The son of Dugald Macpherson, minister at Duirinish, Skye, he studied classics at Aberdeen University, graduating M.A. 1728, and D.D. 1761. He was minister of Barra in the Outer Hebrides, 1734 to 1742, and of Sleat on Skye, from 1742 to 1765.[2]

Works[edit]

Macpherson published Critical Dissertations on the Origin, Antiquities, Language, Government, Manners, Religion of the Ancient Caledonians, their Posterity, the Picts, and the British and Irish Scots, London, 1768. This work on the Ossian controversy upheld the authenticity of the poems attributed to Ossian.[2] Though not closely related, James Macpherson, author of "The Works of Ossian" (1765), and John Macpherson knew each other well. It has been suggested that they were complicit in the creation of the works.[3] John Macpherson's "Ancient Caledonians" were from Gaul, ancestors of the Picts, Scots and Irish, a theory also adopted by James Macpherson.[4]

Critical Dissertations also attacked contemporary historians of Scotland, particularly William Robertson.[5] Macpherson claimed to have heard a recitation of Ossianic verse by a Gaelic bard; the poet in question has been identified, tentatively, as Dòmhnall MacMhuirich (fl. 1707–1740s), last representative of the MacMhuirich bardic family.[6][7]

Macpherson paraphrased the Song of Moses in Latin verse, published in The Scots Magazine.

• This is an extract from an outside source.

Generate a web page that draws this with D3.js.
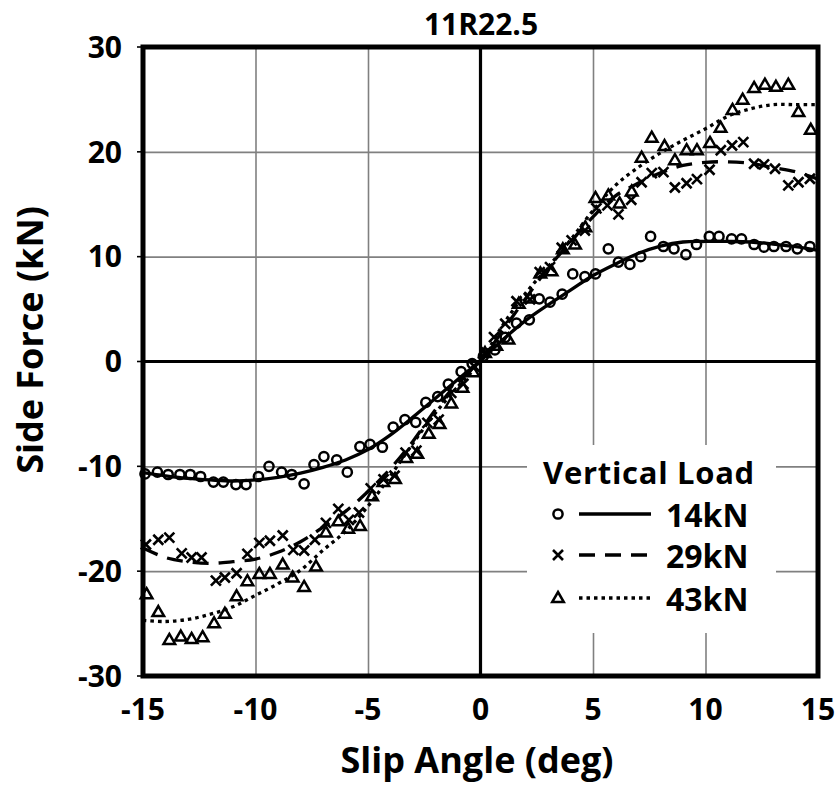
<!DOCTYPE html>
<html>
<head>
<meta charset="utf-8">
<script src="https://cdn.jsdelivr.net/npm/d3@7"></script>
<style>
  body { margin: 0; background: #fff; }
  svg { display: block; font-family: "Open Sans", Lato, sans-serif; font-weight: 700; }
</style>
</head>
<body>
<svg id="chart" width="840" height="785"></svg>
<script>
// measured points, slip angle (deg) vs side force (kN)
const x14 = [-14.91, -14.36, -13.88, -13.36, -12.90, -12.44, -11.87, -11.43, -10.87, -10.42, -9.87, -9.40, -8.84, -8.39, -7.84, -7.40, -6.96, -6.39, -5.92, -5.36, -4.91, -4.36, -3.88, -3.36, -2.88, -2.43, -1.90, -1.43, -0.86, -0.37, 0.13, 0.64, 1.10, 1.60, 2.17, 2.61, 3.09, 3.63, 4.10, 4.64, 5.11, 5.68, 6.13, 6.64, 7.12, 7.56, 8.13, 8.60, 9.13, 9.60, 10.17, 10.60, 11.16, 11.60, 12.16, 12.60, 13.04, 13.58, 14.08, 14.64]
const y14 = [-10.72, -10.56, -10.78, -10.78, -10.78, -10.97, -11.5, -11.5, -11.74, -11.74, -10.97, -10.0, -10.56, -10.78, -11.67, -9.83, -9.07, -9.38, -10.56, -8.11, -7.9, -8.18, -6.25, -5.55, -5.8, -3.9, -3.35, -2.15, -0.97, -0.2, 0.5, 1.1, 2.3, 3.66, 3.98, 5.98, 5.66, 6.42, 8.35, 8.1, 8.35, 10.75, 9.48, 9.26, 10.0, 11.93, 10.97, 10.75, 10.2, 11.16, 11.93, 11.93, 11.7, 11.7, 11.16, 10.9, 10.97, 10.97, 10.75, 10.97]

const x29 = [-14.87, -14.32, -13.83, -13.28, -12.84, -12.40, -11.76, -11.36, -10.84, -10.36, -9.83, -9.36, -8.79, -8.32, -7.84, -7.36, -6.87, -6.32, -5.85, -5.40, -4.88, -4.31, -3.82, -3.33, -2.85, -2.36, -1.86, -1.30, -0.76, -0.26, 0.24, 0.60, 1.10, 1.60, 2.20, 2.63, 3.09, 3.61, 4.05, 4.64, 5.15, 5.64, 6.13, 6.70, 7.16, 7.61, 8.13, 8.64, 9.16, 9.62, 10.18, 10.68, 11.18, 11.68, 12.16, 12.60, 13.09, 13.68, 14.13, 14.64]
const y29 = [-17.46, -17.0, -16.8, -18.3, -18.7, -18.7, -20.9, -20.6, -20.2, -18.35, -17.3, -17.1, -16.6, -17.97, -18.03, -17.0, -15.4, -14.06, -15.1, -14.4, -12.1, -11.25, -10.9, -8.7, -8.5, -5.85, -5.55, -3.0, -2.13, -0.5, 0.9, 2.32, 3.6, 5.75, 5.93, 8.52, 9.0, 10.85, 11.55, 12.5, 14.6, 14.9, 14.03, 15.43, 17.1, 17.97, 18.06, 16.6, 17.0, 17.4, 18.29, 20.15, 20.6, 20.93, 18.86, 18.8, 18.39, 16.8, 17.1, 17.43]

const x43 = [-14.84, -14.32, -13.83, -13.32, -12.84, -12.35, -11.84, -11.36, -10.84, -10.36, -9.83, -9.36, -8.79, -8.35, -7.84, -7.31, -6.87, -6.32, -5.88, -5.35, -4.82, -4.32, -3.80, -3.30, -2.81, -2.30, -1.82, -1.30, -0.80, -0.32, 0.20, 0.70, 1.24, 1.70, 2.20, 2.66, 3.16, 3.66, 4.20, 4.66, 5.11, 5.68, 6.18, 6.72, 7.16, 7.61, 8.18, 8.64, 9.16, 9.62, 10.20, 10.67, 11.20, 11.65, 12.16, 12.64, 13.13, 13.68, 14.13, 14.68]
const y43 = [-22.2, -23.9, -26.56, -26.24, -26.46, -26.3, -24.97, -24.07, -22.4, -20.96, -20.26, -20.26, -19.37, -20.6, -21.5, -19.56, -16.3, -15.25, -15.95, -15.7, -12.85, -11.5, -11.2, -9.2, -8.8, -6.9, -5.95, -4.0, -2.5, -1.02, 0.8, 1.5, 2.1, 5.5, 6.0, 8.4, 8.6, 10.7, 11.16, 12.8, 15.6, 15.84, 15.08, 16.22, 19.44, 21.35, 20.55, 19.2, 20.16, 20.16, 20.85, 22.3, 24.0, 24.97, 26.1, 26.4, 26.2, 26.4, 23.8, 22.1]

const fitX = [-15, -14, -13, -12, -11, -10, -9, -8, -7, -6, -5, -4, -3, -2, -1, 0, 1, 2, 3, 4, 5, 6, 7, 8, 9, 10, 11, 12, 13, 14, 15]
const fit14 = [-10.6, -10.9, -11.15, -11.3, -11.4, -11.3, -11.05, -10.65, -10.1, -9.4, -8.4, -7.0, -5.3, -3.5, -1.7, 0.1, 2.1, 3.9, 5.4, 6.8, 8.2, 9.3, 10.3, 11.0, 11.4, 11.45, 11.45, 11.4, 11.2, 10.95, 10.6]
const fit29 = [-17.8, -18.7, -19.1, -19.25, -19.1, -18.85, -18.2, -17.2, -15.8, -14.3, -12.4, -10.2, -7.6, -4.6, -2.0, 0, 3.0, 6.0, 8.9, 11.4, 13.8, 15.8, 17.0, 18.0, 18.7, 19.0, 19.05, 18.9, 18.5, 18.1, 17.4]
const fit43 = [-24.7, -24.8, -24.6, -24.1, -23.4, -22.3, -21.2, -19.9, -18.0, -16.2, -13.8, -10.9, -7.8, -4.9, -2.4, 0, 3.5, 6.5, 9.0, 11.6, 14.4, 16.8, 18.5, 19.9, 21.1, 22.2, 23.4, 24.1, 24.5, 24.5, 24.5]

const xTicks = [-15, -10, -5, 0, 5, 10, 15]
const yTicks = [-30, -20, -10, 0, 10, 20, 30]
const loads = ['14kN', '29kN', '43kN']

const svg = d3.select('#chart')
const plotLeft = 143, plotRight = 818, plotTop = 47, plotBottom = 676

const x = d3.scaleLinear().domain([-15, 15]).range([plotLeft, plotRight])
const y = d3.scaleLinear().domain([-30, 30]).range([plotBottom, plotTop])

// grid
svg.append('g')
  .attr('transform', `translate(0,${plotBottom})`)
  .call(d3.axisBottom(x).tickValues(xTicks).tickSize(-(plotBottom - plotTop)).tickFormat(''))
  .call(g => g.select('.domain').remove())
  .call(g => g.selectAll('line').attr('stroke', '#808080').attr('stroke-width', 1.6))
svg.append('g')
  .attr('transform', `translate(${plotLeft},0)`)
  .call(d3.axisLeft(y).tickValues(yTicks).tickSize(-(plotRight - plotLeft)).tickFormat(''))
  .call(g => g.select('.domain').remove())
  .call(g => g.selectAll('line').attr('stroke', '#808080').attr('stroke-width', 1.6))

// small outer tick marks on left
svg.append('g').selectAll('line').data(yTicks).join('line')
  .attr('x1', plotLeft - 6).attr('x2', plotLeft).attr('y1', d => y(d)).attr('y2', d => y(d))
  .attr('stroke', '#000').attr('stroke-width', 1.6)

// zero lines
svg.append('line').attr('x1', plotLeft).attr('x2', plotRight).attr('y1', y(0)).attr('y2', y(0))
  .attr('stroke', '#000').attr('stroke-width', 3.2)
svg.append('line').attr('x1', x(0)).attr('x2', x(0)).attr('y1', plotTop).attr('y2', plotBottom)
  .attr('stroke', '#000').attr('stroke-width', 3.2)

// fit lines
const line = d3.line().x(d => x(d[0])).y(d => y(d[1])).curve(d3.curveCatmullRom)
const fits = [
  { vals: fit14, dash: null },
  { vals: fit29, dash: '16,10' },
  { vals: fit43, dash: '3.5,4' }
]
fits.forEach(f => {
  svg.append('path')
    .datum(fitX.map((v, i) => [v, f.vals[i]]))
    .attr('d', line)
    .attr('fill', 'none')
    .attr('stroke', '#000')
    .attr('stroke-width', 3.3)
    .attr('stroke-dasharray', f.dash)
})

// markers
const markerStyle = sel => sel.attr('fill', 'none').attr('stroke', '#000').attr('stroke-width', 2.5)
function drawCircle(g, cx, cy) {
  g.append('circle').attr('cx', cx).attr('cy', cy).attr('r', 4.6).call(markerStyle)
}
function drawCross(g, cx, cy) {
  g.append('path').attr('d', `M${cx - 5},${cy - 5}L${cx + 5},${cy + 5}M${cx - 5},${cy + 5}L${cx + 5},${cy - 5}`)
    .call(markerStyle).attr('stroke-width', 2.6)
}
function drawTriangle(g, cx, cy) {
  g.append('path').attr('d', `M${cx},${cy - 6}L${cx + 5.8},${cy + 4}L${cx - 5.8},${cy + 4}Z`)
    .call(markerStyle).attr('stroke-linejoin', 'miter')
}

const pts = svg.append('g')
x14.forEach((v, i) => drawCircle(pts, x(v), y(y14[i])))
x29.forEach((v, i) => drawCross(pts, x(v), y(y29[i])))
x43.forEach((v, i) => drawTriangle(pts, x(v), y(y43[i])))

// tick labels
svg.append('g').selectAll('text').data(xTicks).join('text')
  .attr('x', d => x(d)).attr('y', 720)
  .attr('text-anchor', 'middle').attr('font-size', 30)
  .text(d => d)
svg.append('g').selectAll('text').data(yTicks).join('text')
  .attr('x', 122).attr('y', d => y(d)).attr('dy', '0.36em')
  .attr('text-anchor', 'end').attr('font-size', 30)
  .text(d => d)

// titles
svg.append('text').attr('x', 481).attr('y', 35).attr('text-anchor', 'middle')
  .attr('font-size', 30).text('11R22.5')
svg.append('text').attr('x', 477).attr('y', 773).attr('text-anchor', 'middle')
  .attr('font-size', 36).text('Slip Angle (deg)')
svg.append('text').attr('transform', 'translate(43,340) rotate(-90)').attr('text-anchor', 'middle')
  .attr('font-size', 36).text('Side Force (kN)')

// legend
const lg = svg.append('g')
lg.append('rect').attr('x', 527).attr('y', 445).attr('width', 249).attr('height', 188).attr('fill', '#fff')
lg.append('text').attr('x', 649).attr('y', 484).attr('text-anchor', 'middle')
  .attr('font-size', 31).attr('letter-spacing', 0.7).text('Vertical Load')
const rowY = [514, 555, 598]
const markers = [drawCircle, drawCross, drawTriangle]
loads.forEach((name, i) => {
  markers[i](lg, 558, rowY[i])
  lg.append('line').attr('x1', 579).attr('x2', 651).attr('y1', rowY[i]).attr('y2', rowY[i])
    .attr('stroke', '#000').attr('stroke-width', 3.3).attr('stroke-dasharray', fits[i].dash)
  lg.append('text').attr('x', 666).attr('y', rowY[i] + 13).attr('font-size', 32).text(name)
})

// frame
svg.append('rect').attr('x', plotLeft).attr('y', plotTop).attr('width', plotRight - plotLeft).attr('height', plotBottom - plotTop)
  .attr('fill', 'none').attr('stroke', '#000').attr('stroke-width', 5)
</script>
</body>
</html>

In the debate on second sight, with a cousin, Martin Macpherson of Golspie, he attacked "Theophilus Isolanus", pseudonymous author of a treatise on the topic, real name Donald Macleod.[1][8]

Family[edit]

Macpherson married Janet, daughter of Donald Macleod of Bernera. Their elder son Martin Macpherson (1743–1812), succeeded his father at Sleat, and was visited by Samuel Johnson. Sir John Macpherson, 1st Baronet was the younger son.[2]

Notes[edit]

  1. ^ a b deGategno, Paul J. "Macpherson, John". Oxford Dictionary of National Biography (online ed.). Oxford University Press. doi:10.1093/ref:odnb/17729. (Subscription or UK public library membership required.)
  2. ^ a b c "Macpherson, John (1745-1821)" . Dictionary of National Biography. London: Smith, Elder & Co. 1885–1900.
  3. ^ Eric Hobsbawm; Terence Ranger (26 March 2012). The Invention of Tradition. Cambridge University Press. p. 17. ISBN 978-1-107-39451-3.
  4. ^ O'Flaherty, Patrick (15 January 2015). Scotland's Pariah: The Life and Work of John Pinkerton, 1758-1826. University of Toronto Press, Scholarly Publishing Division. p. 71. ISBN 978-1-4426-1988-3.
  5. ^ Kidd, Colin (18 December 2003). Subverting Scotland's Past: Scottish Whig Historians and the Creation of an Anglo-British Identity 1689-1830. Cambridge University Press. p. 219. ISBN 978-0-521-52019-5.
  6. ^ Derick S. Thomson, MacPherson's Ossian: Ballads to Epics, Béaloideas Iml. 54/55 (1986/1987), pp. 243–264, at p. 247. Published by: An Cumann Le Béaloideas Éireann/Folklore of Ireland Society DOI: 10.2307/20522288 Stable URL: https://www.jstor.org/stable/20522288
  7. ^ Thomson, Derick S. "MacMhuirich family". Oxford Dictionary of National Biography (online ed.). Oxford University Press. doi:10.1093/ref:odnb/59510. (Subscription or UK public library membership required.)
  8. ^ Sutherland, Alex (2009). The Brahan Seer: The Making of a Legend. Peter Lang. p. 236 note 19. ISBN 978-3-03911-868-7.

Attribution

 This article incorporates text from a publication now in the public domain"Macpherson, John (1745-1821)". Dictionary of National Biography. London: Smith, Elder & Co. 1885–1900. (in the article about his son)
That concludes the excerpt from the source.